Ironically, some of the best research on why Memories, Dreams, Reflections is an unreliable source comes from Shamdasani’s own hand. Most notably, he wrote an entire piece dedicated to that question called Memories, Dreams, Omissions (first published 1995 and reproduced in the Jung anthology Jung in Contexts pp. 33-51). Here, Shamdasani more or less catches Aniela Jaffé in a lie when she said in a 1977 interview that she had not suppressed anything significant in her editing of Memories, Dreams, Omissions:
“I … located an editorial typescript [of the book] … and found not only whole chapters that were not published … but also significant editing on almost every page.” – Shamdasani, in Jung in Contexts, Routledge 1999 ed., p. 39
Indeed, Shamdasani contacted Jaffé, and she more or less owned up to the lie:
“She noted that [in dictating the book to her] Jung spoke in something like a Freudian free association, and that his mode of speaking was not suitable for print. She noted that she had to do a great deal of work untangling these associations into a coherent narrative. … This statement reveals that … [the book’s] narrative structure … was largely her construction.” – Shamdasani, in Jung in Contexts, Routledge 1999 ed., p. 39
This is valuable original research on Shamdasani’s part, which enhances our understanding of Jung. All the more strange, then, that Shamdasani would suddenly start relying on the book after he had uncovered its lack of reliability.
Jung on Plato
But nevertheless, let us play along for now: Checking his references, Shamdasani’s reference for his claim that Jung ‘said no’ to Plato is the following passage from Memories, Dreams, Reflections:
“Above all I was attracted to the thought of Pythagoras, Heraclitus, Empedocles, and Plato, despite the long-windedness of Socratic argumentation. Their ideas were beautiful and academic, like pictures in a gallery, but somewhat remote. Only in Meister Eckhart did I feel the breath of life–not that I understood him.” – Jaffé & Jung: Memories, Dreams, Reflections Vintage 1989 ed., p. 68
If this is indeed the reference, being “above all” attracted to Plato does not exactly constitute “saying no” to him. So while Jung is not exactly saying that he loved Plato, he is nevertheless in the positive, and quite far from ‘saying no’ to Plato, as Shamdasani claims in his book.
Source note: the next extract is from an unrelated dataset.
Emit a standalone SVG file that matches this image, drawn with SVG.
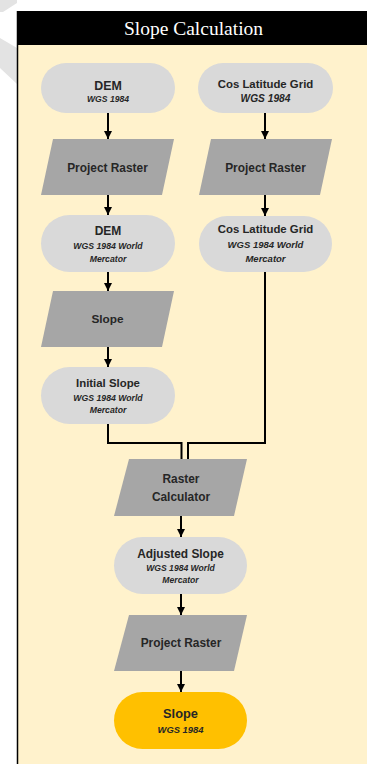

But at any rate, as we have already established, Memories, Dreams, Reflections is not a reliable work. So let us look at some other occasions where Jung voiced his opinion on Plato. Here is an interview that Jung gave in 1958:
“Nobody has read Plato – you haven’t either. Yet he is one of those who have come closest to the truth.” – C.G. Jung: C.G. Jung Speaking, Princeton University Press 1977 ed., p. 412
And here is Jung’s opinion on Plato, as given in a seminar:
“… the origin of consciousness means the origin of values and significance, and you find these concepts so well coined in this early philosophy, because Plato was close to the origin of philosophical consciousness.” – C.G. Jung: Notes of the Seminar Given in 1934-1939, Princeton University Press, 1988 ed. p. 678
And, likewise, one could consult Jung’s personal letters, in which he calls Plato’s ideas ‘beautiful’. So on the basis of our research, as well on the basis of Shamdasani’s own reference to Memories, Dreams, Reflections, the picture that emerges is actually one of Jung embracing Plato, and not “saying no” to him.